DECATUR – When watching Michael Krebs and Debra Miller portray Abraham and Mary Todd Lincoln, it's easy to get lost in time.
“For a while, I kind of forgot we're in the 21st century,” said Karsyn Andricks, an eighth-grader at Central A&M Middle School, where “The Lincolns” stopped in for a visit on Monday.
Krebs has portrayed the 16th president for years, and began his traveling show with none other than DeAnn Heck, Central A&M's superintendent, as Mary Todd Lincoln. Heck was teaching speech and drama in Galesburg at the time, and met Krebs through a mutual friend.
“I took the advice of veteran (performers) around who said, ‘You'd better find your niche to survive in this business,’” Krebs said. “I moved to Chicago and was lucky enough to hook up with a playwright I'd known years earlier, and we started to do an outline and decided on a four-character show, that turned into a three-character show, that turned into a two-character show.”
Krebs has the height and build to make a convincing Abe Lincoln, and has also portrayed the president on TV, in a documentary and two feature films (“Field of Lost Shoes” in 2015 and “Timeless” in 2016). His Internet Movie Database entry lists his trademark as “Abraham Lincoln impersonation,” so it seems he has found his niche.
“It beats digging ditches,” Krebs quipped.
Heck took a sabbatical from teaching to play Mary Todd Lincoln for a while. She said she's always been a big fan of Mary Todd and has an extensive library devoted to her. But the show became too much for Heck and her family when her own children reached middle school, so she bowed out. That's when Krebs went looking for a new Mary Todd and found Miller. Both he and Miller have degrees in theater and perform the show full time.
Miller has always been interested in educational theater, and “Visiting the Lincolns” suited her perfectly, she said. She made her own dress, hoop skirt and all, and joked about the sleepless hours devoted to the task.
“I read the script and I woke (the playwright) up the next morning and said, ‘Yes, I want to audition for this,’” Miller said.
During the show, Krebs and Miller bicker as Abe and Mary, especially when they're talking about the Civil War. That was one thing that eighth-grader Jayne Danery liked about them.
“I also really liked all his stories,” she said.
As Abe, Krebs has a story for almost any occasion, and tells the audience that he believes a good story is the best way to make a point.
The eighth grade students have been studying the Civil War, which is part of the reason for inviting the show to visit Central A&M. In addition to the high school, the "Lincolns” visited Bond Elementary School and the middle school. At each show, Krebs pulled students out of the audience, exclaiming that they looked like friends of his, while Miller, fanning herself, remarked upon the current fashions.
Toward the end of the performance, Krebs talked about the politics and the deep political and social divisions in the country during Lincoln's lifetime. Quoting from Lincoln's most famous speeches, the Gettysburg Address, he encouraged students to remain hopeful about America's future.

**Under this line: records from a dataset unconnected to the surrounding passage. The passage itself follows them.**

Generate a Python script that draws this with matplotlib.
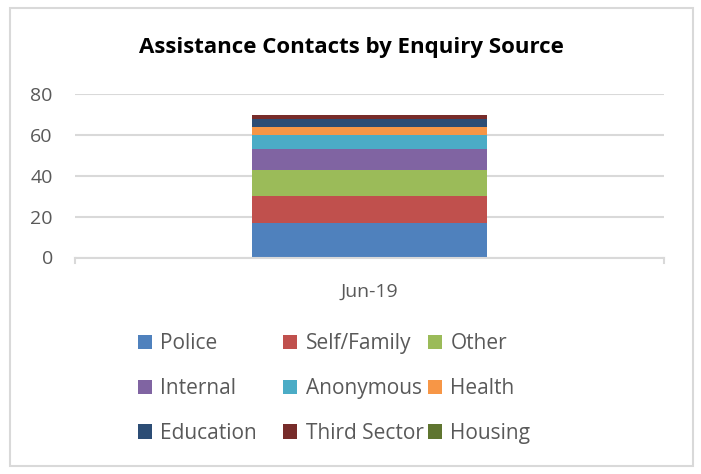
import matplotlib
matplotlib.use('Agg')
from matplotlib import pyplot as plt
from matplotlib.patches import Rectangle

# data
month = ['Jun-19']
sources = ['Police', 'Self/Family', 'Other', 'Internal', 'Anonymous',
           'Health', 'Education', 'Third Sector', 'Housing']
counts = [17, 13, 13, 10, 7, 4, 4, 2, 0]
colours = ['#4F81BD', '#C0504D', '#9BBB59', '#8064A2', '#4BACC6',
           '#F79646', '#2C4D75', '#772C2A', '#5F7530']

W, H = 701, 474
plt.rcParams['font.family'] = ['Open Sans', 'DejaVu Sans']
fig = plt.figure(figsize=(W / 100, H / 100), dpi=100)

# chart border
fig.patches.append(Rectangle((10 / W, 1 - 466 / H), 683 / W, 458 / H,
                             transform=fig.transFigure, fill=False,
                             edgecolor='#D9D9D9', linewidth=1.5))

# plot area in pixels
left, right, top, bottom = 75, 664, 94.3, 257.5
ax = fig.add_axes([left / W, 1 - bottom / H, (right - left) / W, (bottom - top) / H])

grey = '#595959'
base = 0
for src, n, c in zip(sources, counts, colours):
    ax.bar(month, [n], bottom=[base], width=0.4, color=c, label=src, zorder=2)
    base += n

ax.set_xlim(-0.5, 0.5)
ax.set_ylim(0, 80)
ax.set_yticks(range(0, 81, 20))
ax.grid(axis='y', color='#D9D9D9', linewidth=1.5, zorder=0)
for s in ['top', 'right', 'left']:
    ax.spines[s].set_visible(False)
ax.spines['bottom'].set_color('#D9D9D9')
ax.spines['bottom'].set_linewidth(1.5)
ax.tick_params(axis='y', length=0, pad=16, labelsize=14, labelcolor=grey)
ax.tick_params(axis='x', length=0, pad=18, labelsize=14, labelcolor=grey)
# category boundary ticks like the original
for xb in (-0.5, 0.5):
    ax.plot([xb, xb], [0, -2.5], color='#D9D9D9', linewidth=1.5, clip_on=False)

fig.text(351 / W, 1 - 47 / H, 'Assistance Contacts by Enquiry Source',
         ha='center', va='center', fontsize=16, fontweight='bold', color='black')

# legend laid out row by row, three entries per row, one legend per column
handles, labels = ax.get_legend_handles_labels()
col_x = [138, 283, 428]
for j, x in enumerate(col_x):
    leg = fig.legend(handles[j::3], labels[j::3], loc='upper left', frameon=False,
                     bbox_to_anchor=(x / W, 1 - 333 / H), borderaxespad=0,
                     borderpad=0, fontsize=15, labelcolor=grey,
                     handlelength=0.68, handleheight=0.68, handletextpad=0.4,
                     labelspacing=1.15)

fig.savefig('out.png', dpi=100)
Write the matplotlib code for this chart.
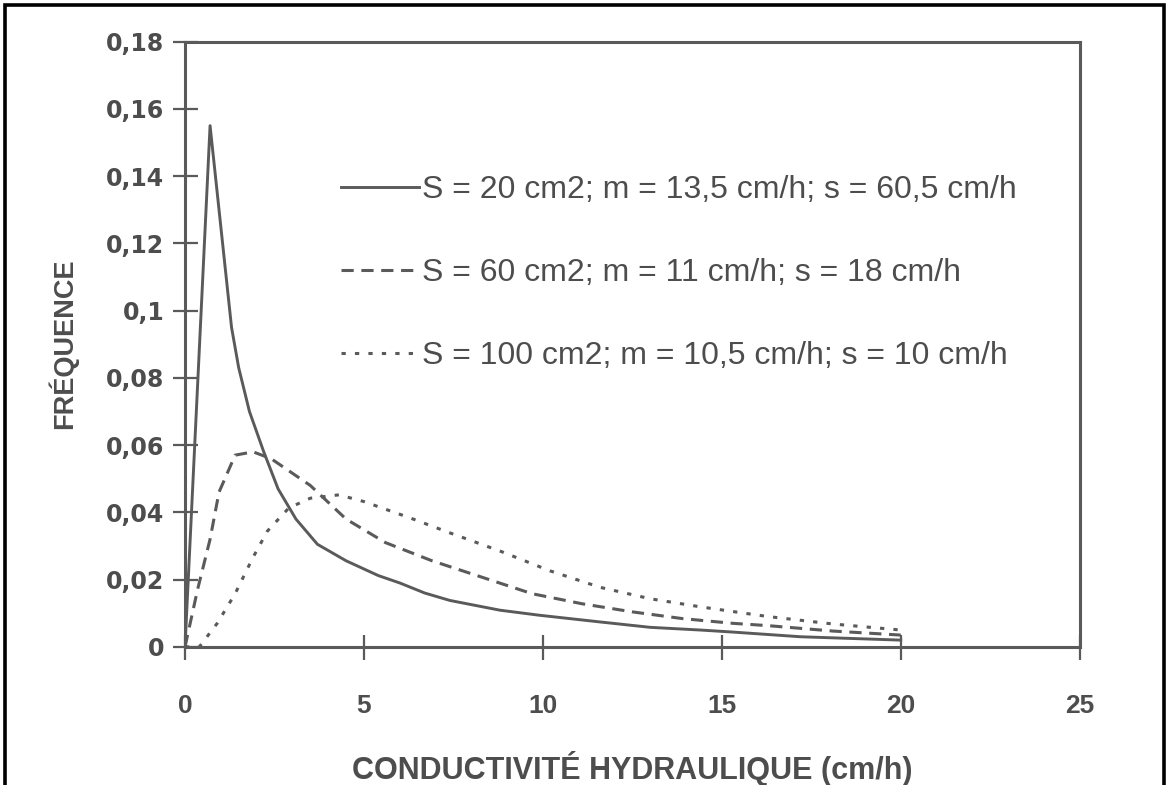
import matplotlib
matplotlib.use("Agg")
import matplotlib.pyplot as plt
from matplotlib.patches import Rectangle

# values
x_s20 = [0, 0.7, 1.3, 1.5, 1.8, 2.2, 2.6, 3.1, 3.7, 4.5, 5.4, 6.0, 6.7, 7.4, 8.8,
         9.9, 11.6, 13.0, 14.4, 15.3, 17.2, 20]
y_s20 = [0, 0.155, 0.095, 0.083, 0.070, 0.058, 0.047, 0.038, 0.0305, 0.0256, 0.0212,
         0.0190, 0.0160, 0.0138, 0.0109, 0.0094, 0.0074, 0.0058, 0.005, 0.0044, 0.003, 0.002]

x_s60 = [0, 0.35, 0.7, 0.95, 1.4, 1.9, 2.4, 3.5, 4.5, 5.6, 6.9, 8.3, 9.7, 11.1,
         12.5, 13.9, 15.3, 16.3, 18.1, 20]
y_s60 = [0, 0.017, 0.032, 0.046, 0.057, 0.058, 0.056, 0.048, 0.038, 0.031, 0.0256,
         0.0207, 0.0158, 0.0128, 0.0104, 0.0084, 0.007, 0.0063, 0.0047, 0.0035]

x_s100 = [0, 0.4, 0.9, 1.4, 1.9, 2.3, 2.9, 3.5, 4.3, 5.0, 6.3, 7.4, 8.8, 10.2,
          11.6, 13.0, 14.4, 15.7, 16.3, 18.1, 20]
y_s100 = [0, 0, 0.007, 0.0158, 0.0266, 0.0344, 0.0413, 0.0442, 0.0452, 0.0432, 0.0383,
          0.0339, 0.0285, 0.0226, 0.0177, 0.0143, 0.0119, 0.0099, 0.009, 0.0068, 0.005]

labels = [
    "S = 20 cm2; m = 13,5 cm/h; s = 60,5 cm/h",
    "S = 60 cm2; m = 11 cm/h; s = 18 cm/h",
    "S = 100 cm2; m = 10,5 cm/h; s = 10 cm/h",
]

x_ticks = [0, 5, 10, 15, 20, 25]
y_ticks = [0, 0.02, 0.04, 0.06, 0.08, 0.1, 0.12, 0.14, 0.16, 0.18]
y_ticklabels = ["0", "0,02", "0,04", "0,06", "0,08", "0,1", "0,12", "0,14", "0,16", "0,18"]

ink = "#5a5a5a"
text_ink = "#4d4d4d"

fig = plt.figure(figsize=(11.71, 7.85), dpi=100)
ax = fig.add_axes([0.158, 0.176, 0.764, 0.771])

ax.plot(x_s20, y_s20, color=ink, lw=2.1, ls="-", label=labels[0])
ax.plot(x_s60, y_s60, color=ink, lw=2.2, ls=(0, (4, 2.5)), label=labels[1])
ax.plot(x_s100, y_s100, color=ink, lw=2.2, ls=(0, (1.4, 3.0)), label=labels[2])

ax.set_xlim(0, 25)
ax.set_ylim(0, 0.18)
ax.set_xticks(x_ticks)
ax.set_yticks(y_ticks)
ax.set_yticklabels(y_ticklabels)

for side in ["left", "right", "top", "bottom"]:
    ax.spines[side].set_color(ink)
    ax.spines[side].set_linewidth(2.2)

ax.tick_params(axis="y", direction="inout", length=18, width=1.6, color=ink,
               pad=6, labelcolor=text_ink)
ax.tick_params(axis="x", direction="inout", length=18, width=1.6, color=ink,
               pad=25, labelcolor=text_ink)
for lab in ax.get_yticklabels():
    lab.set_fontfamily("DejaVu Sans")
    lab.set_fontweight("bold")
    lab.set_fontsize(17)
for lab in ax.get_xticklabels():
    lab.set_fontfamily("Liberation Sans")
    lab.set_fontweight("bold")
    lab.set_fontsize(19)

ax.set_xlabel("CONDUCTIVITÉ HYDRAULIQUE (cm/h)", fontsize=22, fontweight="bold",
              family="Liberation Sans", color=text_ink, labelpad=24)
ax.set_ylabel("FRÉQUENCE", fontsize=19.5, fontweight="bold",
              family="Liberation Sans", color=text_ink, labelpad=20)

leg = ax.legend(loc="upper left", bbox_to_anchor=(0.16, 0.80), frameon=False,
                prop={"family": "Liberation Sans", "size": 23},
                handlelength=2.45, handletextpad=0.1, labelspacing=1.65,
                borderaxespad=0)
for t in leg.get_texts():
    t.set_color(text_ink)

# outer border of the scanned page
fig.patches.append(Rectangle((0.004, -0.05), 0.99, 1.043, transform=fig.transFigure,
                             fill=False, edgecolor="black", lw=2.6))

fig.savefig("out.png", dpi=100)
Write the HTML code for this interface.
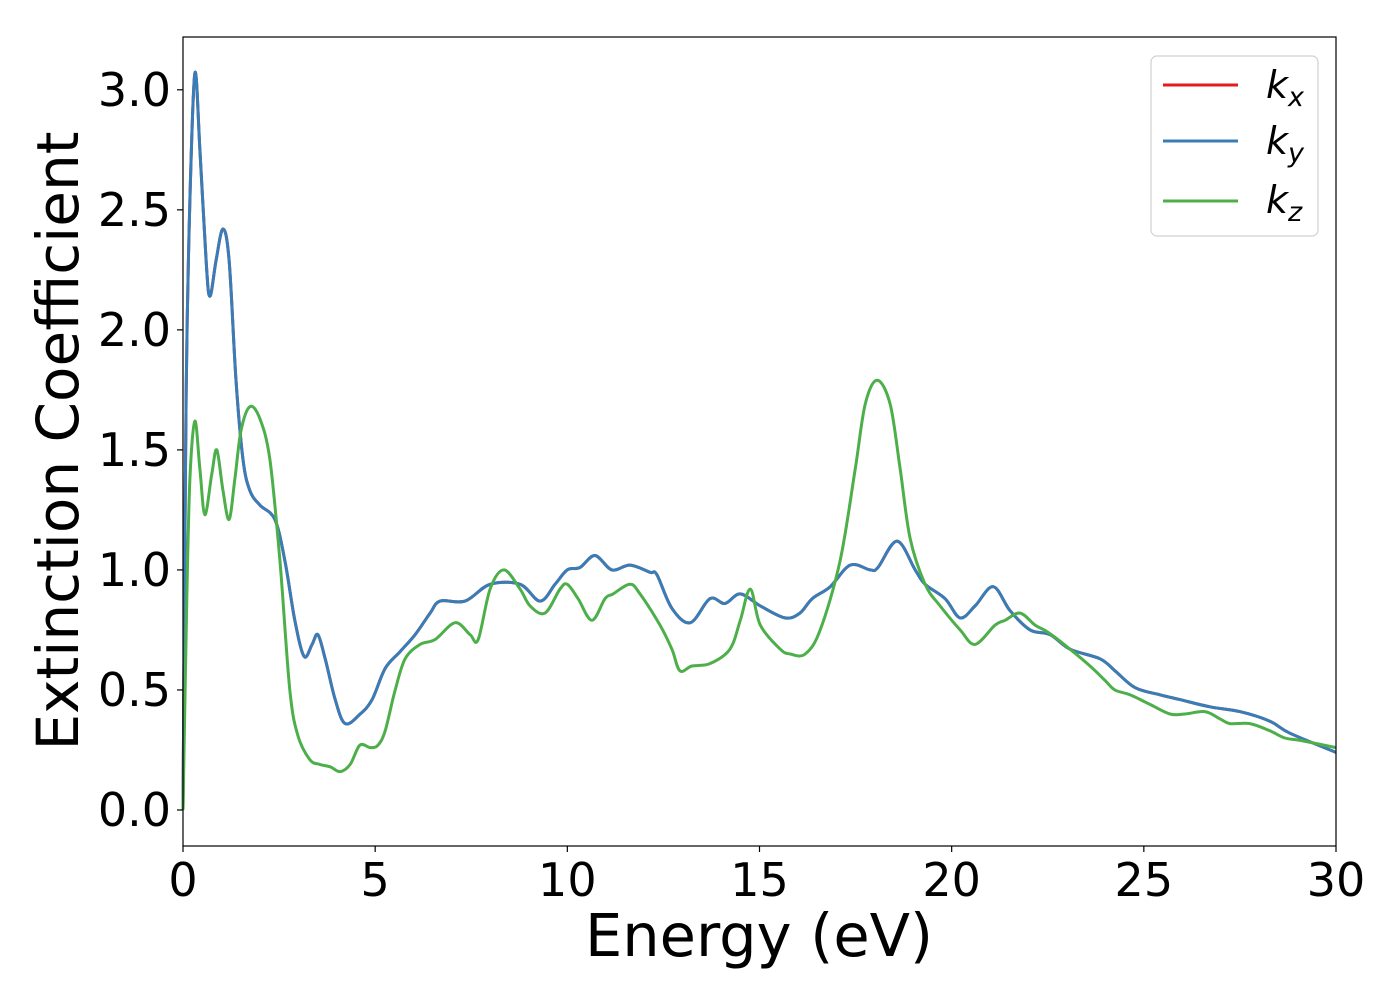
<!DOCTYPE html>
<html><head><meta charset="utf-8"><style>
body{margin:0;background:#fff;}
svg{display:block;font-family:"DejaVu Sans","Liberation Sans",sans-serif;}
</style></head><body>
<svg id="chart" width="1400" height="1000" viewBox="0 0 1400 1000" xmlns="http://www.w3.org/2000/svg">
<rect x="0" y="0" width="1400" height="1000" fill="#fff"/>
<g id="series"></g>
<g id="axes"></g>
<rect x="183" y="37" width="1153" height="809" fill="none" stroke="#000" stroke-width="1.2"/>
<text x="759" y="956" font-size="59" text-anchor="middle">Energy (eV)</text>
<text transform="translate(78,441) rotate(-90)" font-size="58" text-anchor="middle">Extinction Coefficient</text>
<g>
<rect x="1151" y="56" width="167" height="180" rx="6" fill="#fff" stroke="#d0d0d0" stroke-width="1.2"/>
<line x1="1163" y1="85" x2="1238" y2="85" stroke="#e41a1c" stroke-width="3"/>
<text x="1266" y="98" font-size="38" font-style="italic">k<tspan font-size="27" dy="8">x</tspan></text>
<line x1="1163" y1="141" x2="1238" y2="141" stroke="#377eb8" stroke-width="3"/>
<text x="1266" y="154" font-size="38" font-style="italic">k<tspan font-size="27" dy="8">y</tspan></text>
<line x1="1163" y1="201" x2="1238" y2="201" stroke="#4daf4a" stroke-width="3"/>
<text x="1266" y="213" font-size="38" font-style="italic">k<tspan font-size="27" dy="8">z</tspan></text>
</g>
</svg>
<script>
const xTicks = [0,5,10,15,20,25,30];
const yTicks = [0.0,0.5,1.0,1.5,2.0,2.5,3.0];
const xTickLabels = ["0","5","10","15","20","25","30"];
const yTickLabels = ["0.0","0.5","1.0","1.5","2.0","2.5","3.0"];
const kxyE = [0,0.08,0.18,0.31,0.44,0.60,0.70,0.86,1.04,1.20,1.38,1.56,1.74,2.00,2.39,2.65,2.91,3.15,3.36,3.51,3.70,3.96,4.22,4.61,4.92,5.26,5.65,6.04,6.43,6.69,7.34,7.99,8.77,9.29,9.68,10.0,10.33,10.72,11.16,11.63,12.15,12.33,12.72,13.2,13.71,14.1,14.5,15.02,15.66,16.05,16.37,16.84,17.36,17.88,18.08,18.58,19.05,19.31,19.83,20.22,20.61,21.08,21.52,22.04,22.56,23.08,23.86,24.25,24.77,25.42,25.94,26.72,27.5,28.28,28.80,30];
const kxV = [0,1.71,2.54,3.07,2.75,2.29,2.14,2.29,2.42,2.29,1.79,1.46,1.33,1.27,1.21,1.04,0.79,0.64,0.69,0.73,0.63,0.46,0.36,0.40,0.46,0.59,0.66,0.73,0.82,0.87,0.87,0.94,0.94,0.87,0.94,1.00,1.01,1.06,1.00,1.02,0.99,0.98,0.84,0.78,0.88,0.86,0.90,0.85,0.80,0.82,0.88,0.93,1.02,1.00,1.01,1.12,1.00,0.94,0.88,0.80,0.85,0.93,0.83,0.75,0.73,0.67,0.63,0.58,0.51,0.48,0.46,0.43,0.41,0.37,0.32,0.24];
const kyV = [0,1.71,2.54,3.07,2.75,2.29,2.14,2.29,2.42,2.29,1.79,1.46,1.33,1.27,1.21,1.04,0.79,0.64,0.69,0.73,0.63,0.46,0.36,0.40,0.46,0.59,0.66,0.73,0.82,0.87,0.87,0.94,0.94,0.87,0.94,1.00,1.01,1.06,1.00,1.02,0.99,0.98,0.84,0.78,0.88,0.86,0.90,0.85,0.80,0.82,0.88,0.93,1.02,1.00,1.01,1.12,1.00,0.94,0.88,0.80,0.85,0.93,0.83,0.75,0.73,0.67,0.63,0.58,0.51,0.48,0.46,0.43,0.41,0.37,0.32,0.24];
const kzE = [0,0.1,0.18,0.31,0.44,0.57,0.75,0.88,1.04,1.2,1.35,1.51,1.74,2.0,2.26,2.52,2.78,2.99,3.3,3.56,3.83,4.09,4.35,4.6,4.87,5.07,5.26,5.52,5.78,6.17,6.56,7.08,7.47,7.68,7.99,8.35,8.77,9.03,9.42,9.81,10.0,10.28,10.64,10.98,11.19,11.63,11.89,12.41,12.72,12.93,13.24,13.71,14.23,14.5,14.76,15.02,15.54,15.80,16.19,16.58,17.10,17.49,17.75,18.06,18.40,18.66,18.92,19.31,19.70,20.22,20.61,21.13,21.39,21.78,22.17,22.51,23.08,23.60,23.99,24.25,24.64,25.16,25.68,26.07,26.59,26.98,27.24,27.76,28.28,28.67,29.07,30];
const kzV = [0,0.88,1.38,1.62,1.42,1.23,1.40,1.50,1.33,1.21,1.38,1.58,1.68,1.63,1.46,1.04,0.50,0.31,0.21,0.19,0.18,0.16,0.19,0.27,0.26,0.27,0.33,0.50,0.63,0.69,0.71,0.78,0.73,0.71,0.92,1.00,0.92,0.85,0.82,0.92,0.94,0.88,0.79,0.88,0.90,0.94,0.90,0.77,0.67,0.58,0.60,0.61,0.67,0.79,0.92,0.77,0.67,0.65,0.65,0.75,1.04,1.42,1.69,1.79,1.69,1.42,1.13,0.94,0.85,0.75,0.69,0.77,0.79,0.82,0.77,0.74,0.67,0.60,0.54,0.50,0.48,0.44,0.40,0.40,0.41,0.38,0.36,0.36,0.33,0.30,0.29,0.26];

const X0=183,X1=1336,Y0=846,Y1=37,XMIN=0,XMAX=30,YMIN=-0.15,YMAX=3.22;
const sx=v=>X0+(v-XMIN)/(XMAX-XMIN)*(X1-X0);
const sy=v=>Y0-(v-YMIN)/(YMAX-YMIN)*(Y0-Y1);
const NS="http://www.w3.org/2000/svg";
function smoothPath(xs,ys){
  const p=xs.map((x,i)=>[sx(x),sy(ys[i])]);
  let d="M"+p[0][0].toFixed(1)+","+p[0][1].toFixed(1);
  for(let i=0;i<p.length-1;i++){
    const a=p[Math.max(0,i-1)],b=p[i],c=p[i+1],e=p[Math.min(p.length-1,i+2)];
    const c1=[b[0]+(c[0]-a[0])/6,b[1]+(c[1]-a[1])/6];
    const c2=[c[0]-(e[0]-b[0])/6,c[1]-(e[1]-b[1])/6];
    d+=" C"+c1[0].toFixed(1)+","+c1[1].toFixed(1)+" "+c2[0].toFixed(1)+","+c2[1].toFixed(1)+" "+c[0].toFixed(1)+","+c[1].toFixed(1);
  }
  return d;
}
const series=document.getElementById("series");
const defs=[["kx",kxyE,kxV,"#e41a1c"],["ky",kxyE,kyV,"#377eb8"],["kz",kzE,kzV,"#4daf4a"]];
defs.forEach(s=>{
  const path=document.createElementNS(NS,"path");
  path.setAttribute("d",smoothPath(s[1],s[2]));
  path.setAttribute("fill","none");
  path.setAttribute("stroke",s[3]);
  path.setAttribute("stroke-width","3");
  path.setAttribute("stroke-linejoin","round");
  
  
  series.appendChild(path);
});
const axes=document.getElementById("axes");
xTicks.forEach((v,i)=>{
  const l=document.createElementNS(NS,"line");
  l.setAttribute("x1",sx(v));l.setAttribute("x2",sx(v));
  l.setAttribute("y1",Y0);l.setAttribute("y2",Y0+6);
  l.setAttribute("stroke","#000");l.setAttribute("stroke-width","1.2");
  
  
  axes.appendChild(l);
  const t=document.createElementNS(NS,"text");
  t.setAttribute("x",sx(v));t.setAttribute("y",Y0+50);
  t.setAttribute("font-size","46");t.setAttribute("text-anchor","middle");
  t.textContent=xTickLabels[i];
  
  
  axes.appendChild(t);
});
yTicks.forEach((v,i)=>{
  const l=document.createElementNS(NS,"line");
  l.setAttribute("x1",X0-6);l.setAttribute("x2",X0);
  l.setAttribute("y1",sy(v));l.setAttribute("y2",sy(v));
  l.setAttribute("stroke","#000");l.setAttribute("stroke-width","1.2");
  
  
  axes.appendChild(l);
  const t=document.createElementNS(NS,"text");
  t.setAttribute("x",X0-12);t.setAttribute("y",sy(v)+16);
  t.setAttribute("font-size","46");t.setAttribute("text-anchor","end");
  t.textContent=yTickLabels[i];
  
  
  axes.appendChild(t);
});
</script>
</body></html>
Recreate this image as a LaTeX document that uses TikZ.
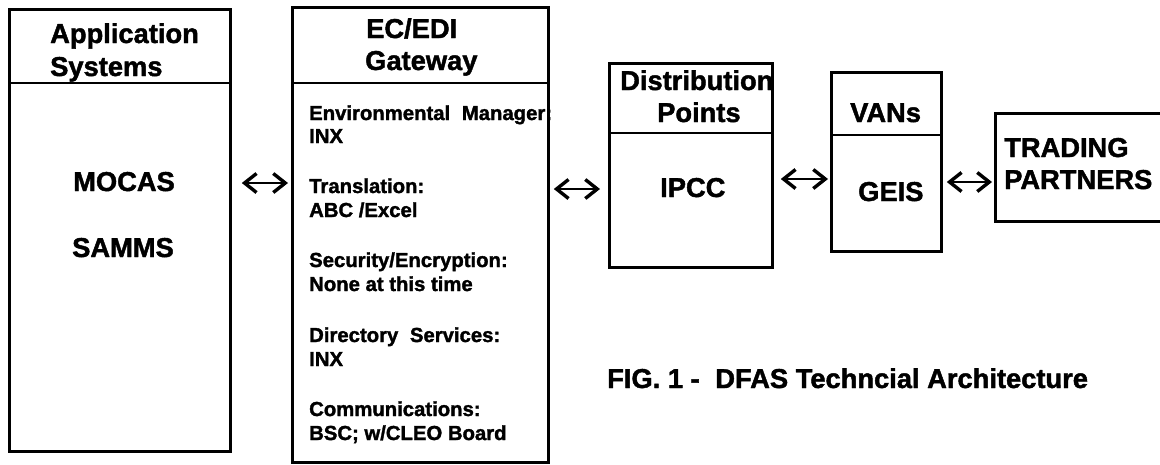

“It is rather for us to be here dedicated to the great task remaining before us -- that from these honored dead we take increased devotion to that cause for which they gave the last full measure of devotion -- that we here highly resolve that these dead shall not have died in vain -- that this nation, under God, shall have a new birth of freedom -- and that government of the people, by the people, for the people, shall not perish from the earth.”